The Russian currency has rebounded 23 percent after collapsing to all-time low against US dollar. This is making Western hedge funds think more about investing in ruble assets.
Stuart Sclater-Booth, who oversees more than $40 billion at Stone Harbor Investment Partners, told Bloomberg he expects the Russian currency to appreciate to 63 against the dollar.
“We think Russia will offer attractive return potential for the rest of the year. You have tremendous carry in the ruble, we think oil found a bottom earlier this year and the central bank, we think, is going to be successful in bringing inflation down,” he said.
This January, oil prices fell to $27 per barrel, dragging down the Russian currency to its historic low of 86 rubles against the dollar. With Brent crude rallying to $42 per barrel the ruble has strengthened to 67 against the dollar.
Lutz Roehmyer, who helps manage $12 billion at Landesbank Berlin Investment told Bloomberg he’s adding ruble assets to his portfolio every day, increasing it from one percent last year to four percent in 2016.
“We expect some additional advances in oil prices, and we expect the ruble to continue strengthening against the basket of the dollar and the euro,” said the investor, whose unit of Landesbank, the $728 million Weltzins-Invest, outperformed 93 percent of competitors last year.

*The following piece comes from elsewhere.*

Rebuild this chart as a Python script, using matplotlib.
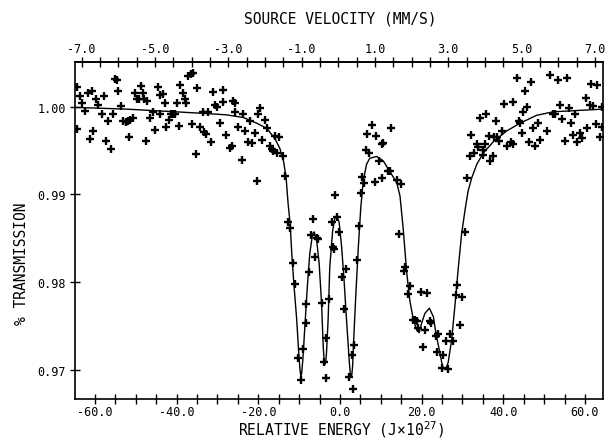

Last week, in an updated Russia forecast, the World Bank predicted the weakening of the ruble in 2016, without giving a projected exchange rate. The bank expects moderate growth in 2017.
In a new economic outlook for 2016-2018, the Russian Economic Development Ministry projects the ruble exchange rate to average about 67 against the dollar with a steady return to 57 by 2018, backed by the oil price rising to $50 per barrel in the next two years.